On March 2, a new kind of worker showed up to campus – the Starship robot. Since then, the climate on campus has changed considerably, with COVID-19 dangers causing Ohio Gov. Mike DeWine to call a state of emergency and the University to temporarily move classes online. However, the robots have continued to go across campus to make their deliveries. 

Cole Burley, a senior computer science major, and vice president of the Falcon Robotics organization, was surprised at the deployment. 

“I didn’t think there were companies doing it. I’m pleasantly surprised that something like that works on campus so well,” he said. 

Much of the technical work behind the scenes goes into making robots that work reliably in real world environments. The robots have cameras on them, but also have another type of sensor that lies below the cameras. 

Kassidy Biss, a social media intern at Starship who got in touch with the engineers behind the robots, wrote, “Those are ultrasonic sensors, similar to those found in cars used to help identify obstacles when reversing.” 

Burley agreed, having used similar sensors himself.

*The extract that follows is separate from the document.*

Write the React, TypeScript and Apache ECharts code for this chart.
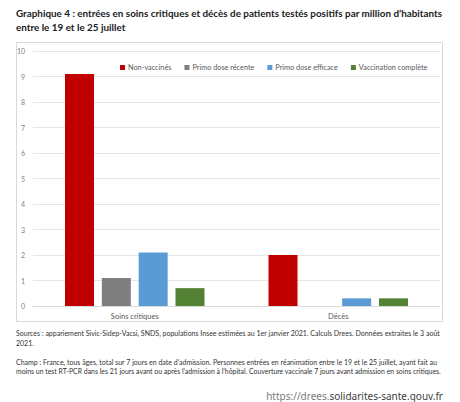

“They’re moving so slow; ultrasonic sensors are fine for their purpose in my opinion,” he said. He also noted that for higher-speed autonomous vehicles, such as cars, faster sensor technologies such as Light Detection and Ranging (LiDAR) are preferred.

The robots must also make decisions based on their observations. Biss reports on how their robots make the choices that they do. 

“The robot has obstacle detection. It has a ‘situational awareness bubble’ around it – featuring a combination of 10 cameras, ultrasonic sensors, radars, neural networks and more to detect obstacles, whether that is a dog or a pedestrian/cyclist. The robot will always stop at a safe distance,” she said.  

Battery safety is another concern. Many students are familiar with the ban on Hoverboards the Office of Residence Life instituted in 2016 due to the risk of exploding batteries. Biss insists that their batteries are closely monitored for safety. 

“Robots use a proprietary battery that can last all day. All robots are monitored from our robot command center, so if anything happens, on-site Starship staff can act immediately.” 

This is different from most hoverboards ⁠— which are not being monitored by staff. The Starship Robots currently do not enter on-campus buildings, mitigating a potential fire-safety risk. 

Biss expects that summer operation will be no challenge, similar to the current winter operation, stating that “The thermo-bag in the robot is designed to keep both cold food cool and hot food warm.”

BGSU being chosen as the first location in Ohio to receive these robots was not by accident. A BG Falcon Media interview with Starship launch manager, Hanna Sippos, revealed that “Robots love this campus, it’s flat.” 

Thanks to the hard work of campus operations complying with ADA in the early 1990s by improving sidewalk conditions and adding curb cuts, the campus is also more robot friendly.

“There is no question that ADA mandates help facilitate Starship’s operations in the United States. In the other countries, where Starship operates, the company is also fortunate to have similarly helpful infrastructure,” Biss said. 

On if the robots would travel off campus in the future, Biss claimed that “The robot is designed to deliver goods on the last mile of the delivery journey – within suburban, residential areas or on university campuses. They currently deliver within a three-mile radius but can go further.”

About the design of the robots and their personality Biss said, “We love hearing about the personalities people think our robots have – it warms our hearts.”

Biss said that Starship plans on integrating the robots more with campus events, having dressed them up for festivities in the past. 

“Recently the robots did dress up for Halloween, and we got lots of photos from students who also dressed up as robots. Follow us on Instagram and check the app to see the latest promotions,” she said. 

One such promotion is a papercraft contest which Biss describes as, “The papercraft contest is featured on our Instagram. It was included in our Medium article about how the robots see the world. The papercraft is for everyone to bring the joy of Starship robots into their own home.”

Dr. Mohammad Mayyas, a professor in the College of Technology and roboticist expects that what students are seeing now is just the beginning, saying “The deployment of autonomous ground and aerial vehicles for civilian applications is getting popular nowadays and what we are experiencing in BGSU is a testimony of how future service robots look like.”

BGSU Dining Services announced in an email on March 16 their intention of continuing robotic delivery to those who remain on campus. The email noted that any remaining restaurants normally able to serve via Starship will remain available for delivery, with the number of restaurants remaining open being based on the remaining campus population. 

The message also noted that the fleet of robots has been expanded to over 40. Given that DeWine ordered restaurants offer only takeout and delivery on March 15, it is likely that these robots will play a vital role in feeding those who are unable to leave campus.